Saturday, February 7, 2015

Standing Mulch

One of my friends is fond of describing my grass and weeds as being "standing mulch". Once mowed, it's mulch, but while it is still growing and green, it's standing mulch. I take advantage of standing mulch whenever I can. Other people seem to be quick to chop things down and haul the debris off to the dump. I'm more apt to utilize that debris. Let me show you an example. 

A couple of weeks ago I harvested a patch of taro that was ready. This gave me a number of "starts" for replanting. Since I had quite a few starts, I decided to create another bed. So I planted these taro starts and lightly mulched them with forest litter, then watered them well.  After 2-3 weeks the plants were growing new leaves and looking pretty good. Time for more mulching. 
Some small weeds were popping up, so first I removed them, adding then to the mulch layer. Now I needed mulch material.
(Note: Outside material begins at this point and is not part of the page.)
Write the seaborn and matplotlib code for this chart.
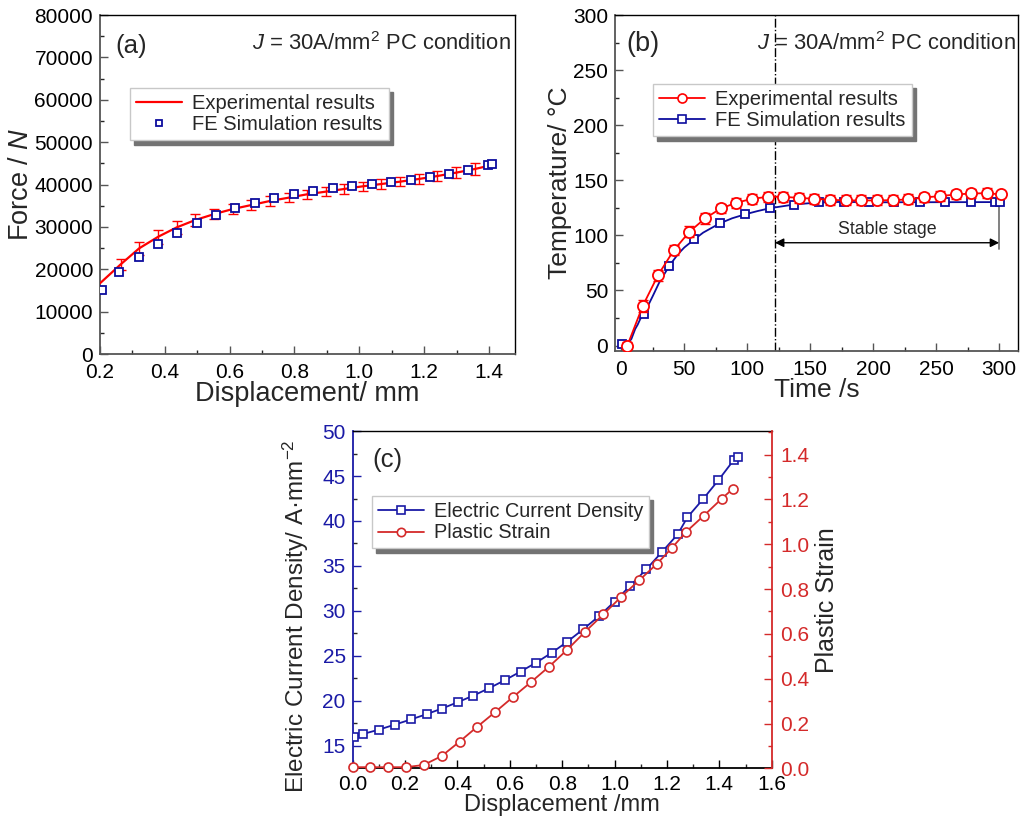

I could have created grass clippings, or I could have raked up some forest debris. But growing right next to this taro patch was some weedy brush that I wanted to get out of there so that I could expand this taro bed. 
So the simplest thing to do was chop that greenery up and use it as the mulching material. Those bushes and weeds are standing mulch for this taro bed. 
Using a handheld pruning shears, I grabbed handfuls of greenery and cut it. I could have used a machete but I don't trust myself with one anywhere near a tree. Wild women with a big knife! Eek!  I  just laid the chopped greenery around the bases of the taro plants. I'll let it dry out over the next 3 days then do another layer. Then next week, another light layer. Quick and simple. As the taro needs more mulch, I'll just hack more of the brush down. This creates easily accessible mulch plus removes brush so that I can make a larger garden. Super! 

1 comment:

  1. You and I both find ways to put those pruners through all kine stuff - roots, vines, even wire stubs in fences, nails (There's a notch for those on my Felcos). If I paid closer attention to the pros as they sharpen their big knives, I'm sure I'd be even more efficient at hacking back the nearly impenetrable blackberry "trees" here. I have safety glasses or goggles on, long-sleeve heavy-coated gloves with a pair of Harbor Freight vinyl gloves inside and HF leather-palm work gloves on top - but some thorns still get me at times. Felcos to the battle!